Graduating from Ohio University in 2012 after completing my Knight Fellowship

Graduating from Ohio University in 2012 after completing my Knight Fellowship

I decided not to blog during my Fellowship because I wanted to focus on learning. I loved interacting with my fellow grad students, some of whom were younger than my son. One instructor, Brandon, an amazingly smart and kind person was only two years older than my oldest child.

The Fellowship was an amazing experience. I recommend it for any mid- to even late career visual journalist who needs their enthusiasm jump-started. I will write more about my Fellowship later.

Restarting my blog makes me think about why I continue in my profession. Many of my friends and colleagues were impressed that I was going back to school but wondered why I wasn’t taking courses that might guarantee me a job; the health profession, or IT, or something other than photography. Was I training for a profession that might not exist in ten years—or sooner?

I decided to improve my visual communication skills because I love what the field allows me to do—connect with people and tell wonderful stories about them. Just before I left for college, I had an amazing experience that reconfirmed my commitment to visual communications. It happened on a shoot for a national nursing group at the neonatal ward of Children’s Hospital in Washington, D.C.

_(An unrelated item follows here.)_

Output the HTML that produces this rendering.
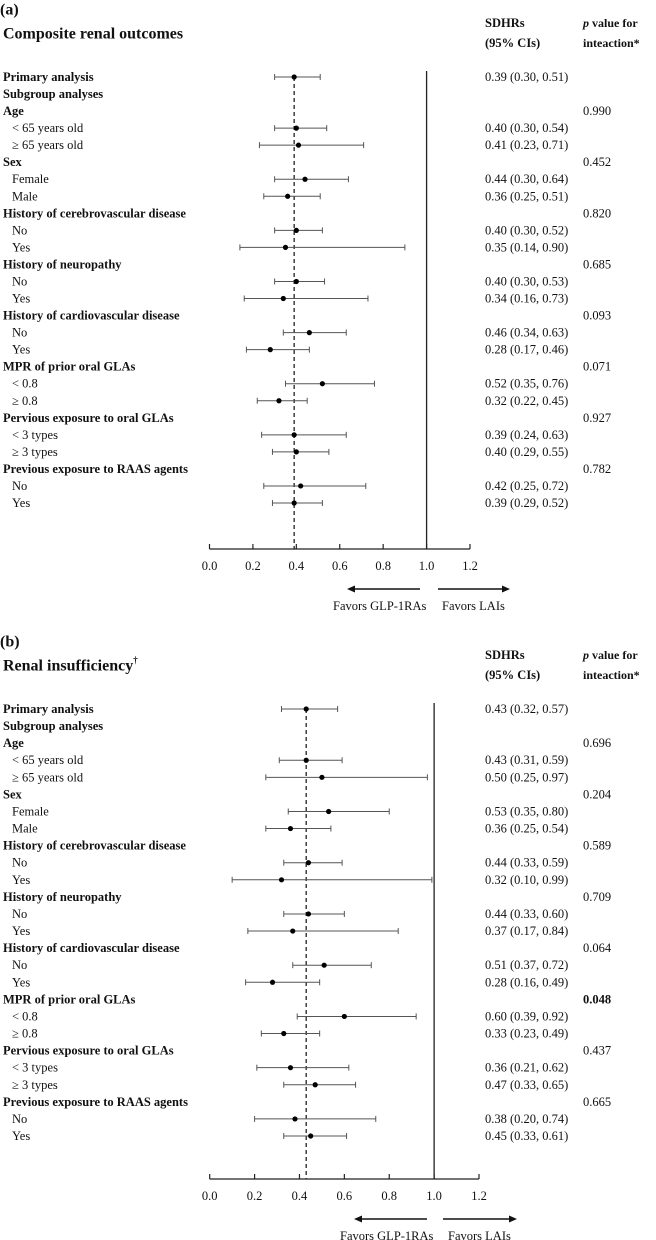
<!DOCTYPE html>
<html><head><meta charset="utf-8"><style>
html,body{margin:0;padding:0;background:#fff;}
svg{display:block;font-family:"Liberation Serif",serif;}
</style></head><body>
<svg id="chart" width="656" height="1240" viewBox="0 0 656 1240" xmlns="http://www.w3.org/2000/svg"></svg>
<script>
const rowLabels = ["Primary analysis","Subgroup analyses","Age","< 65 years old","\u2265 65 years old","Sex","Female","Male","History of cerebrovascular disease","No","Yes","History of neuropathy","No","Yes","History of cardiovascular disease","No","Yes","MPR of prior oral GLAs","< 0.8","\u2265 0.8","Pervious exposure to oral GLAs","< 3 types","\u2265 3 types","Previous exposure to RAAS agents","No","Yes"];
const rowBold = [1,1,1,0,0,1,0,0,1,0,0,1,0,0,1,0,0,1,0,0,1,0,0,1,0,0];
const estA = [0.39,null,null,0.40,0.41,null,0.44,0.36,null,0.40,0.35,null,0.40,0.34,null,0.46,0.28,null,0.52,0.32,null,0.39,0.40,null,0.42,0.39];
const lowA = [0.30,null,null,0.30,0.23,null,0.30,0.25,null,0.30,0.14,null,0.30,0.16,null,0.34,0.17,null,0.35,0.22,null,0.24,0.29,null,0.25,0.29];
const highA = [0.51,null,null,0.54,0.71,null,0.64,0.51,null,0.52,0.90,null,0.53,0.73,null,0.63,0.46,null,0.76,0.45,null,0.63,0.55,null,0.72,0.52];
const pA = [null,null,"0.990",null,null,"0.452",null,null,"0.820",null,null,"0.685",null,null,"0.093",null,null,"0.071",null,null,"0.927",null,null,"0.782",null,null];
const estB = [0.43,null,null,0.43,0.50,null,0.53,0.36,null,0.44,0.32,null,0.44,0.37,null,0.51,0.28,null,0.60,0.33,null,0.36,0.47,null,0.38,0.45];
const lowB = [0.32,null,null,0.31,0.25,null,0.35,0.25,null,0.33,0.10,null,0.33,0.17,null,0.37,0.16,null,0.39,0.23,null,0.21,0.33,null,0.20,0.33];
const highB = [0.57,null,null,0.59,0.97,null,0.80,0.54,null,0.59,0.99,null,0.60,0.84,null,0.72,0.49,null,0.92,0.49,null,0.62,0.65,null,0.74,0.61];
const pB = [null,null,"0.696",null,null,"0.204",null,null,"0.589",null,null,"0.709",null,null,"0.064",null,null,"0.048",null,null,"0.437",null,null,"0.665",null,null];
const pBoldB = ["0.048"];
const ticks = [0,0.2,0.4,0.6,0.8,1.0,1.2];
const overallA = 0.39, overallB = 0.43;

const NS = "http://www.w3.org/2000/svg";
const svg = document.getElementById("chart");
function el(tag, attrs, parent){
  const e = document.createElementNS(NS, tag);
  for (const k in attrs) e.setAttribute(k, attrs[k]);
  (parent||svg).appendChild(e);
  return e;
}
function txt(x,y,s,size,bold,parent,anchor){
  const t = el("text",{x:x,y:y,"font-size":size,"font-weight":bold?"bold":"normal","dominant-baseline":"central","text-anchor":anchor||"start",fill:"#111"},parent);
  t.textContent = s;
  return t;
}

function panel(cfg){
  const g = el("g",{});
  
  
  const xs = v => cfg.x0 + (v/1.2)*(cfg.x12-cfg.x0);
  const ys = i => cfg.y0 + i*cfg.step;
  const lab = txt(0, cfg.top+10, cfg.letter, 16, true, g);
  
  
  const tt = txt(3, cfg.top+34, cfg.title, 16, true, g);
  
  
  if (cfg.dagger){ const ts=el("tspan",{"font-size":9,dy:-6},tt); ts.textContent="\u2020"; }
  const h1 = txt(485, cfg.top+23, "SDHRs", 12.5, true, g);
  
  
  const h2 = txt(485, cfg.top+43, "(95% CIs)", 12.5, true, g);
  
  
  const h3 = el("text",{x:583,y:cfg.top+23,"font-size":12,"font-weight":"bold","dominant-baseline":"central",fill:"#111"},g);
  
  
  const it = el("tspan",{"font-style":"italic"},h3); it.textContent="p";
  const r = el("tspan",{},h3); r.textContent="  value for";
  const h4 = txt(583, cfg.top+43, "inteaction*", 12, true, g);
  
  
  const ref = el("line",{x1:xs(1.0),x2:xs(1.0),y1:ys(0)-6,y2:cfg.axisY,stroke:"#222","stroke-width":1.3},g);
  
  
  const ov = el("line",{x1:xs(cfg.overall),x2:xs(cfg.overall),y1:ys(0),y2:cfg.axisY,stroke:"#222","stroke-width":1.3,"stroke-dasharray":"4,3"},g);
  
  
  const ax = el("line",{x1:xs(0),x2:xs(1.2),y1:cfg.axisY,y2:cfg.axisY,stroke:"#222","stroke-width":1.3},g);
  
  
  ticks.forEach(t=>{
    const tk = el("line",{x1:xs(t),x2:xs(t),y1:cfg.axisY-5,y2:cfg.axisY,stroke:"#222","stroke-width":1.2},g);
    
    
    const tl = txt(xs(t), cfg.axisY+17, t.toFixed(1), 12.5, false, g, "middle");
    
    
  });
  rowLabels.forEach((s,i)=>{
    const y = ys(i);
    const rl = txt(rowBold[i]?3:12, y, s, 12.5, !!rowBold[i], g);
    
    
    if (cfg.est[i]!=null){
      const ci = el("line",{x1:xs(cfg.low[i]),x2:xs(cfg.high[i]),y1:y,y2:y,stroke:"#555","stroke-width":1},g);
      
      
      [cfg.low[i],cfg.high[i]].forEach(v=>{
        const c = el("line",{x1:xs(v),x2:xs(v),y1:y-3,y2:y+3,stroke:"#555","stroke-width":1},g);
        
        
      });
      const pt = el("circle",{cx:xs(cfg.est[i]),cy:y,r:2.6,fill:"#000"},g);
      
      
      const vt = txt(485, y, cfg.est[i].toFixed(2)+" ("+cfg.low[i].toFixed(2)+", "+cfg.high[i].toFixed(2)+")", 12.5, false, g);
      
      
    }
    if (cfg.p[i]!=null){
      const pv = txt(583, y, cfg.p[i], 12.5, cfg.pBold.indexOf(cfg.p[i])>=0, g);
      
      
    }
  });
  const ay = cfg.axisY+40;
  const la = el("line",{x1:cfg.la[0],x2:cfg.la[1]+6,y1:ay,y2:ay,stroke:"#111","stroke-width":1.5},g);
  
  
  el("polygon",{points:`${cfg.la[1]},${ay} ${cfg.la[1]+8},${ay-3.5} ${cfg.la[1]+8},${ay+3.5}`,fill:"#111"},g);
  const ra = el("line",{x1:cfg.ra[0],x2:cfg.ra[1]-6,y1:ay,y2:ay,stroke:"#111","stroke-width":1.5},g);
  
  
  el("polygon",{points:`${cfg.ra[1]},${ay} ${cfg.ra[1]-8},${ay-3.5} ${cfg.ra[1]-8},${ay+3.5}`,fill:"#111"},g);
  const f1 = txt(cfg.ft[0], ay+17, "Favors GLP-1RAs", 12.5, false, g);
  
  
  const f2 = txt(cfg.ft[1], ay+17, "Favors LAIs", 12.5, false, g);
  
  
}

panel({name:"panel-a",letter:"(a)",title:"Composite renal outcomes",dagger:false,top:0,y0:77,step:17.04,axisY:549,x0:209.5,x12:470,overall:overallA,est:estA,low:lowA,high:highA,p:pA,pBold:[],la:[420,347],ra:[438,510],ft:[333,442]});
panel({name:"panel-b",letter:"(b)",title:"Renal insufficiency",dagger:true,top:632,y0:709,step:17.08,axisY:1179,x0:209.7,x12:479,overall:overallB,est:estB,low:lowB,high:highB,p:pB,pBold:pBoldB,la:[427,354],ra:[443,517],ft:[340,448]});
</script>
</body></html>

I mentioned to the PR person with me that the last time I had been at Children’s was to follow a 16 year old who had Cystic Fibrosis. He was one of five children, three of whom had CF. The PR person looked at me and said, “I know exactly who you are talking about, the. …family. Kathy’s the mom.”

Kathy in 1999 with her three sons who have cystic fibrosis--Jimmy, Matt and John.

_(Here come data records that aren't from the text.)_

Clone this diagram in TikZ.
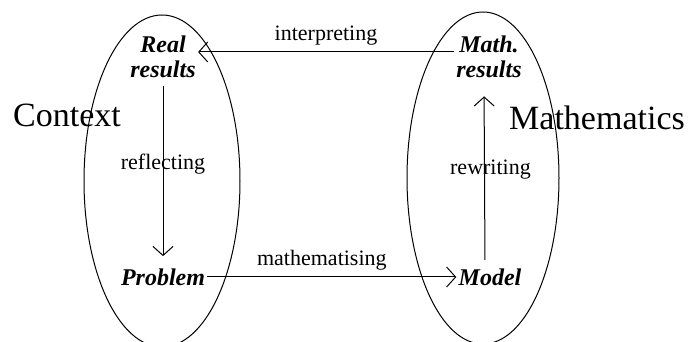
\documentclass[tikz,border=0pt]{standalone}
\usepackage{fontspec}
\setmainfont{Liberation Serif}
\usetikzlibrary{arrows.meta, positioning, calc}

\begin{document}
\begin{tikzpicture}[x=0.5pt, y=-0.5pt,
  stage/.style={font=\fontsize{12}{12.5}\selectfont\bfseries\itshape, align=center, inner sep=1pt},
  actlabel/.style={font=\fontsize{11}{12}\selectfont},
  world/.style={font=\fontsize{17}{19}\selectfont},
  flow/.style={-{Straight Barb[length=4.5pt,width=10pt]}, line width=0.5pt}]
\useasboundingbox (0,0) rectangle (692,342);
% the two worlds
\draw[line width=0.5pt] (162,181) ellipse [x radius=39pt, y radius=83pt];
\draw[line width=0.5pt] (483,178) ellipse [x radius=38pt, y radius=83pt];
\node[world] (context) at (67,115) {Context};
\node[world] (maths) at (597,118) {Mathematics};
% stages of the cycle
\node[stage] (realres) at (163,57) {Real\\results};
\node[stage] (mathres) at (489,57) {Math.\\results};
\node[stage] (problem) at (163,277) {Problem};
\node[stage] (model) at (490,277) {Model};
% steps between them
\draw[flow] (problem.east) -- node[actlabel, above, pos=0.46] {mathematising} (model.west);
\draw[flow, shorten <=3pt, shorten >=8pt] ([xshift=-2.5pt]model.north) -- node[actlabel, pos=0.52, xshift=3pt] {rewriting} ([xshift=-2.5pt]mathres.south);
\draw[flow] ([yshift=2.5pt]mathres.west) -- node[actlabel, above] {interpreting} ([yshift=2.5pt]realres.east);
\draw[flow, shorten <=3pt, shorten >=5pt] (realres.south) -- node[actlabel, pos=0.45] {reflecting} (problem.north);
\end{tikzpicture}
\end{document}
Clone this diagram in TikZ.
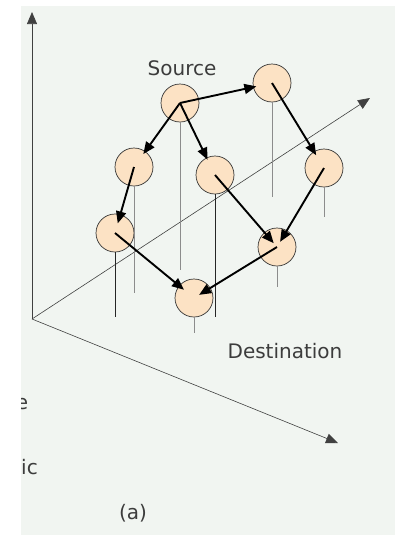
\documentclass[tikz,border=0pt]{standalone}
\usepackage{fontspec}
\setmainfont{DejaVu Sans}
\usetikzlibrary{arrows.meta}

\definecolor{paper}{RGB}{241,245,241}
\definecolor{peach}{RGB}{252,226,196}
\definecolor{ink}{RGB}{60,60,60}

\tikzset{
  router/.style={circle, draw=black!80, line width=0.7pt, fill=peach,
    minimum size=38pt, inner sep=0pt},
  route/.style={line width=1.9pt, -{Triangle[length=12pt,width=10pt]}},
  axis/.style={line width=0.7pt, draw=black!75, -{Triangle[length=12pt,width=10pt]}},
  drop/.style={line width=0.8pt, draw=black!45},
  lbl/.style={text=ink, font=\fontsize{20}{23}\selectfont},
}

\begin{document}
\begin{tikzpicture}[x=1pt, y=-1pt]
  \useasboundingbox (0,0) rectangle (395,536);

  % background sheet
  \fill[paper] (21,6) rectangle (395,535);

  % axes
  \coordinate (O) at (32,319);
  \coordinate (up) at (32,12);
  \coordinate (depth) at (370,98);
  \coordinate (right) at (338,443);
  \draw[axis] (O) -- (up);
  \draw[axis, line width=0.6pt] (O) -- (depth);
  \draw[axis, line width=0.6pt] (O) -- (right);

  % routers
  \node[router] (S) at (180,103) {};
  \node[router] (A) at (272,83) {};
  \node[router] (B) at (134,167) {};
  \node[router] (C) at (215,175) {};
  \node[router] (D) at (324,168) {};
  \node[router] (E) at (115,233) {};
  \node[router] (F) at (277,247) {};
  \node[router] (G) at (194,298) {};

  % drop lines to the floor
  \foreach \n/\len in {S/148, A/95, B/107, D/30, F/21, G/16}
    \draw[drop] (\n.south) -- ++(0,\len);
  \foreach \n/\len in {C/123, E/65}
    \draw[drop, draw=black!85] (\n.south) -- ++(0,\len);

  % routes from source to destination
  \foreach \a/\b/\s in {S/A/16, S/B/16, S/C/17, A/D/15, B/E/10,
                        C/F/5, D/F/6, E/G/13, F/G/6}
    \draw[route, shorten >=\s pt] (\a.center) -- (\b.center);

  % labels
  \node[lbl] (src) at (182,68) {Source};
  \node[lbl] (dst) at (285,351) {Destination};
  \node[lbl] (cap) at (133,513) {(a)};
  \begin{scope}
    \clip (21,6) rectangle (395,535);
    \node[lbl] (t1) at (22,404) {e};
    \node[lbl, anchor=west, inner sep=0pt] (t2) at (21,467) {ic};
  \end{scope}
\end{tikzpicture}
\end{document}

Kathy in 1999 with her three sons who have cystic fibrosis–Jimmy, Matt and John.

I had many conversations with Kathy about her decision to continue to have children even when they knew the gene was present in the family line. Her heartfelt belief in the goodness of life and in God’s mystery touched me deeply and I thought often of our talks.

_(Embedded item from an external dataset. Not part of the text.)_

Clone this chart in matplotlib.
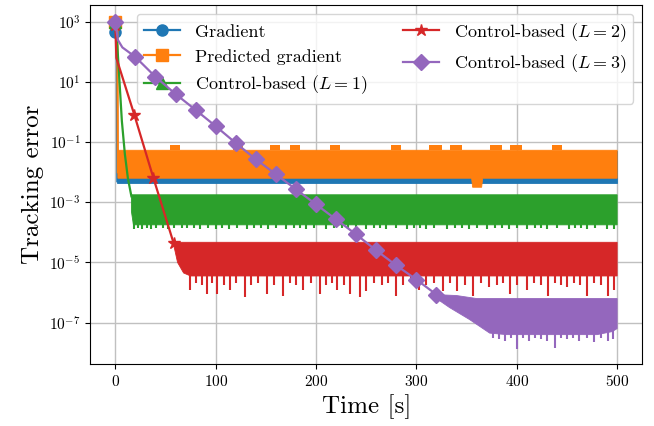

“I think they are here today,” the PR said and went off to check. CF patients were the only adults allowed to come back to Children’s. In the past, CF people didn’t live long enough to be long term adult patients. Their pediatric doctors continued to care for them as long as they lived. Yet with better treatments CF patients are now living longer.

The PR person returned. “They’d be happy to see you,” he said. Kathy’s middle boy Jimmy was in for a follow up. Jimmy was now in his mid-20’s and was living life as fully as he could. He’d been living in Australia and had just returned for the checkup where we now met. Kathy and I picked up as if we’d seen each other yesterday, not 15 years ago. Her warmth and honesty about her life with three CF children amazed me as much at the timing of our encounter.

Sadly, this was also the birthday of John, another of Kathy’s sons. John would have been happy that I visited them on his birthday, she said. I remembered Kathy telling me that her goal was to allow John to live the life of a normal teenager and make it to graduation. Unfortunately, John’s weakened body didn’t let that happen. John’s struggle with CF affected me greatly. He wanted to live so badly.

I thought of my own brother who self destructed and wondered why he wanted to die when people like John so desperately wanted to live. Thinking about John and sharing memories with Kathy brought tears to my eyes.

Jimmy said he got an A in his communications class when he wrote about being in the National Geographic story on genetics for which I had photographed him.

Jimmy, me and Kathy in 2011.

Jimmy, me and Kathy in 2011.

Walking out of that room, I thought about why I have stayed in photography for so long—perhaps longer than I should have considering how badly the editorial world is crashing and burning. But it’s these moments that fuel my love of the profession and why I decided to continue, despite all of the warning signs. What other profession would give me the gift to reconnect with a subject after 15 years? What other profession would have brought me into contact with such wonderful, brave and inspirational people? That is why I stay in the profession and why I gladly accepted the Knight Fellowship to get my masters in photography and visual communications.